PROBLEM STATEMENT
Only the lines from the start of the data through the line containing "rectangle (833, 1511);" should be written out, exactly as they are, with both ends included and the pictures left out.
::::
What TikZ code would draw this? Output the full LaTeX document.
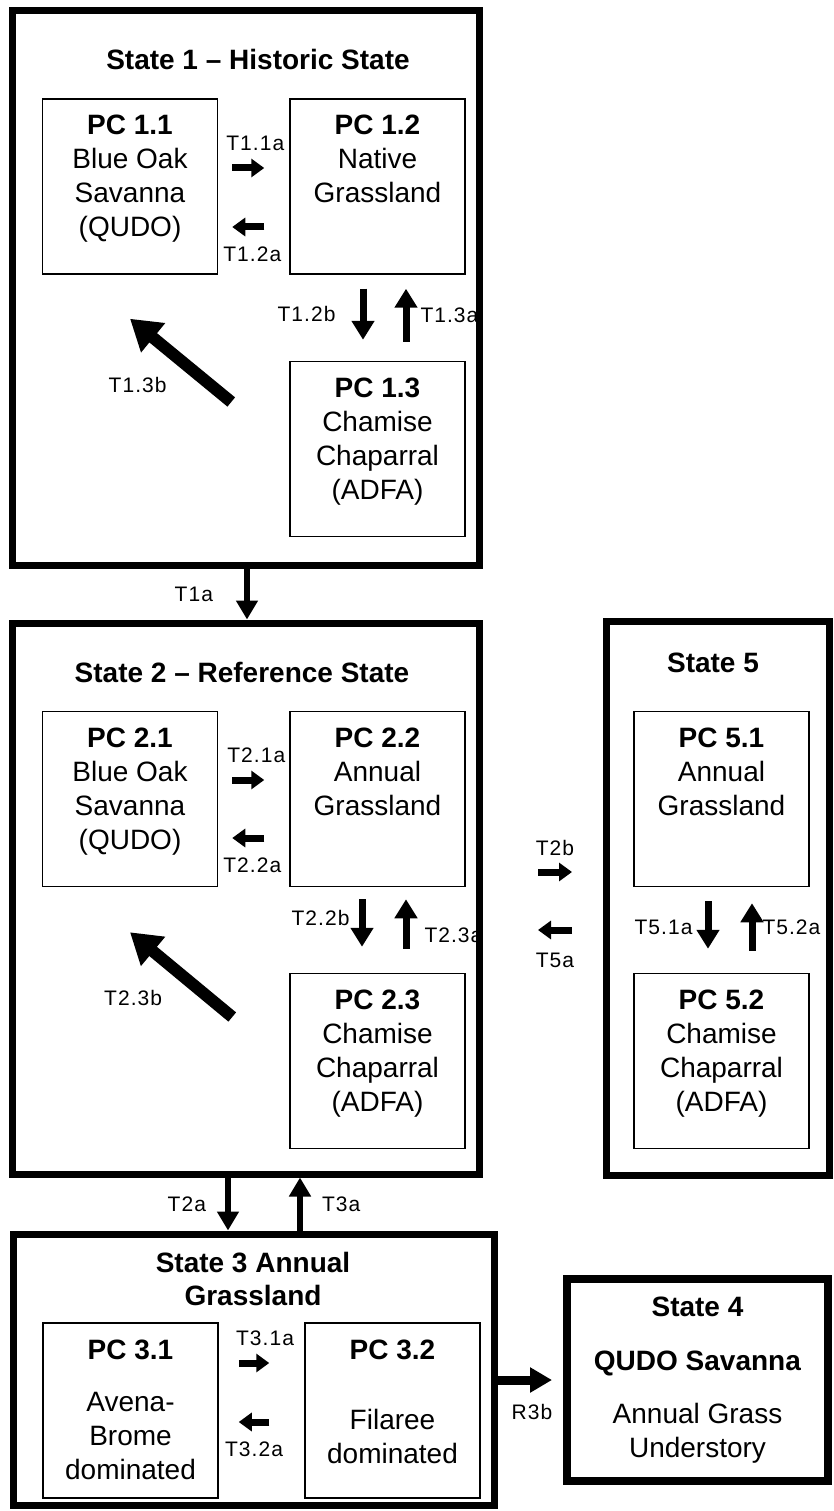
\documentclass[tikz,border=0pt]{standalone}
\usepackage{fontspec}
\setmainfont{Liberation Sans}
\newfontfamily\lblfamily[LetterSpace = 5]{Liberation Sans}
\usepackage{tikz}
\usetikzlibrary{arrows.meta, calc}

\newcommand{\pcfont}{\fontsize{28}{34}\selectfont}
\newcommand{\tfont}{\lblfamily\fontsize{21}{25}\selectfont}

\begin{document}
\begin{tikzpicture}[
    x = 1pt, y = -1pt,
    statebox/.style = {draw,
      line width = 7pt,
      inner sep = 0pt},
    pcbox/.style = {draw,
      line width = 1.5pt,
      inner sep = 0pt,
      minimum width = 175pt,
      minimum height = 175pt},
    pctext/.style = {anchor = north,
      yshift = -17pt,
      align = center,
      inner sep = 0pt,
      font = \pcfont},
    stitle/.style = {align = center,
      inner sep = 0pt,
      font = \pcfont\bfseries},
    tlabel/.style = {inner sep = 0pt,
      font = \tfont},
    smallarrow/.style = {line width = 7pt,
      -{Triangle[length = 13pt, width = 18pt]}},
    pcarrow/.style = {line width = 7pt,
      -{Triangle[length = 19pt, width = 22pt]}},
    bigarrow/.style = {line width = 12pt,
      -{Triangle[length = 30pt, width = 36pt]}},
    statearrow/.style = {line width = 6pt,
      -{Triangle[length = 19pt, width = 21pt]}}
    ]
    \useasboundingbox (0, 0) rectangle (833, 1511);

    % states
    \node at (245.5, 288) [statebox, minimum width = 467pt,
      minimum height = 554pt, name = S1] {};
    \node at (245.5, 898.5) [statebox, minimum width = 467pt,
      minimum height = 551pt, name = S2] {};
    \node at (717.5, 898) [statebox, minimum width = 223pt,
      minimum height = 554pt, name = S5] {};
    \node at (253.5, 1369.5) [statebox, minimum width = 481pt,
      minimum height = 271pt, name = S3] {};
    \node at (697.5, 1380) [statebox, line width = 8pt,
      minimum width = 261pt, minimum height = 202pt,
      align = center, font = \pcfont, name = S4]
      {\textbf{State 4}\\[20pt]\textbf{QUDO Savanna}\\[19pt]Annual Grass\\Understory};

    \node at (258, 59) [stitle, name = S1title] {State 1 -- Historic State};
    \node at (242, 672) [stitle, name = S2title] {State 2 -- Reference State};
    \node at (713, 663) [stitle, name = S5title] {State 5};
    \node at (253, 1278.5) [stitle, name = S3title]
      {State 3 Annual\\[-1pt]Grassland};

    % plant communities
    \node at (130, 186.5) [pcbox, name = p11] {};
    \node at (377.5, 186.5) [pcbox, name = p12] {};
    \node at (377.5, 449) [pcbox, name = p13] {};
    \node at (130, 799) [pcbox, name = p21] {};
    \node at (377.5, 799) [pcbox, name = p22] {};
    \node at (377.5, 1061) [pcbox, name = p23] {};
    \node at (721.5, 799) [pcbox, name = p51] {};
    \node at (721.5, 1061) [pcbox, name = p52] {};
    \node at (130.5, 1410.5) [pcbox, name = p31] {};
    \node at (392.5, 1410.5) [pcbox, name = p32] {};

    \node at (p11.north) [pctext, name = p11t]
      {\textbf{PC 1.1}\\Blue Oak\\Savanna\\(QUDO)};
    \node at (p12.north) [pctext, name = p12t]
      {\textbf{PC 1.2}\\Native\\Grassland};
    \node at (p13.north) [pctext, name = p13t]
      {\textbf{PC 1.3}\\Chamise\\Chaparral\\(ADFA)};
    \node at (p21.north) [pctext, name = p21t]
      {\textbf{PC 2.1}\\Blue Oak\\Savanna\\(QUDO)};
    \node at (p22.north) [pctext, name = p22t]
      {\textbf{PC 2.2}\\Annual\\Grassland};
    \node at (p23.north) [pctext, name = p23t]
      {\textbf{PC 2.3}\\Chamise\\Chaparral\\(ADFA)};
    \node at (p51.north) [pctext, name = p51t]
      {\textbf{PC 5.1}\\Annual\\Grassland};
    \node at (p52.north) [pctext, name = p52t]
      {\textbf{PC 5.2}\\Chamise\\Chaparral\\(ADFA)};
    \node at (p31.north) [pctext, name = p31t]
      {\textbf{PC 3.1}\\[18pt]Avena-\\Brome\\dominated};
    \node at (p32.north) [pctext, name = p32t]
      {\textbf{PC 3.2}\\[36pt]Filaree\\dominated};

    % transitions in state 1
    \draw [smallarrow] ($(p11.east) + (14, -18.5)$) to
    node [tlabel, above = 14pt, xshift = 7pt] {T1.1a} ($(p12.west) + (-25, -18.5)$);
    \draw [smallarrow] ($(p12.west) + (-25, 40.5)$) to
    node [tlabel, below = 16pt, xshift = 4pt] {T1.2a} ($(p11.east) + (14, 40.5)$);
    \draw [pcarrow] ($(p12.south) + (-14.5, 14)$) to
    node [tlabel, left = 24pt] {T1.2b} ($(p13.north) + (-14.5, -21)$);
    \draw [pcarrow] ($(p13.north) + (28.5, -19)$) to
    node [tlabel, right = 11pt] {T1.3a} ($(p12.south) + (28.5, 14)$);
    \draw [bigarrow] ($(p13.west) + (-58, -47)$) to
    node [tlabel, xshift = -43pt, yshift = -25pt] {T1.3b} ($(p11.south) + (0, 44)$);

    \draw [statearrow] ($(S1.south) + (1.5, 0)$) to
    node [tlabel, left = 31pt] {T1a} ($(S2.north) + (1.5, 0)$);

    % transitions in state 2
    \draw [smallarrow] ($(p21.east) + (14, -19)$) to
    node [tlabel, above = 14pt, xshift = 8pt] {T2.1a} ($(p22.west) + (-25, -19)$);
    \draw [smallarrow] ($(p22.west) + (-25, 39)$) to
    node [tlabel, below = 16pt, xshift = 4pt] {T2.2a} ($(p21.east) + (14, 39)$);
    \draw [pcarrow] ($(p22.south) + (-15.5, 12)$) to
    node [tlabel, left = 9pt, yshift = 5pt] {T2.2b} ($(p23.north) + (-15.5, -26)$);
    \draw [pcarrow] ($(p23.north) + (28.5, -24)$) to
    node [tlabel, right = 15pt, yshift = -11pt] {T2.3a} ($(p22.south) + (28.5, 12)$);
    \draw [bigarrow] ($(p23.west) + (-57, -44)$) to
    node [tlabel, xshift = -48pt, yshift = -23pt] {T2.3b} ($(p21.south) + (0, 45)$);

    \draw [statearrow] ($(S2.south) + (-17.5, 0)$) to
    node [tlabel, left = 19pt] {T2a} ($(S3.north) + (-25.5, 0)$);
    \draw [statearrow] ($(S3.north) + (46.5, 0)$) to
    node [tlabel, right = 19pt] {T3a} ($(S2.south) + (54.5, 0)$);

    \draw [smallarrow] ($(S2.east) + (55.5, -26.5)$) to
    node [tlabel, above = 13pt] {T2b} ($(S5.west) + (-30.5, -26)$);
    \draw [smallarrow] ($(S5.west) + (-30.5, 32)$) to
    node [tlabel, below = 20pt] {T5a} ($(S2.east) + (55.5, 31.5)$);

    % transitions in state 5
    \draw [pcarrow] ($(p51.south) + (-13.5, 14)$) to
    node [tlabel, left = 12pt, yshift = -2pt] {T5.1a} ($(p52.north) + (-13.5, -24)$);
    \draw [pcarrow] ($(p52.north) + (30.5, -22)$) to
    node [tlabel, right = 7pt] {T5.2a} ($(p51.south) + (30.5, 16)$);

    % transitions in state 3
    \draw [smallarrow] ($(p31.east) + (20, -47.5)$) to
    node [tlabel, above = 14pt, xshift = 11pt] {T3.1a} ($(p32.west) + (-35, -47.5)$);
    \draw [smallarrow] ($(p32.west) + (-35, 11.5)$) to
    node [tlabel, below = 16pt] {T3.2a} ($(p31.east) + (20, 11.5)$);

    \draw [line width = 9pt, -{Triangle[length = 22pt, width = 24pt]}]
    ($(S3.east) + (0.5, 10.5)$) to
    node [tlabel, below = 20pt, xshift = 7pt] {R3b} ($(S4.west) + (-11, 0)$);

  \end{tikzpicture}
\end{document}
::::
RESPONSE TO THE EXERCISE
What TikZ code would draw this? Output the full LaTeX document.
\documentclass[tikz,border=0pt]{standalone}
\usepackage{fontspec}
\setmainfont{Liberation Sans}
\newfontfamily\lblfamily[LetterSpace = 5]{Liberation Sans}
\usepackage{tikz}
\usetikzlibrary{arrows.meta, calc}

\newcommand{\pcfont}{\fontsize{28}{34}\selectfont}
\newcommand{\tfont}{\lblfamily\fontsize{21}{25}\selectfont}

\begin{document}
\begin{tikzpicture}[
    x = 1pt, y = -1pt,
    statebox/.style = {draw,
      line width = 7pt,
      inner sep = 0pt},
    pcbox/.style = {draw,
      line width = 1.5pt,
      inner sep = 0pt,
      minimum width = 175pt,
      minimum height = 175pt},
    pctext/.style = {anchor = north,
      yshift = -17pt,
      align = center,
      inner sep = 0pt,
      font = \pcfont},
    stitle/.style = {align = center,
      inner sep = 0pt,
      font = \pcfont\bfseries},
    tlabel/.style = {inner sep = 0pt,
      font = \tfont},
    smallarrow/.style = {line width = 7pt,
      -{Triangle[length = 13pt, width = 18pt]}},
    pcarrow/.style = {line width = 7pt,
      -{Triangle[length = 19pt, width = 22pt]}},
    bigarrow/.style = {line width = 12pt,
      -{Triangle[length = 30pt, width = 36pt]}},
    statearrow/.style = {line width = 6pt,
      -{Triangle[length = 19pt, width = 21pt]}}
    ]
    \useasboundingbox (0, 0) rectangle (833, 1511);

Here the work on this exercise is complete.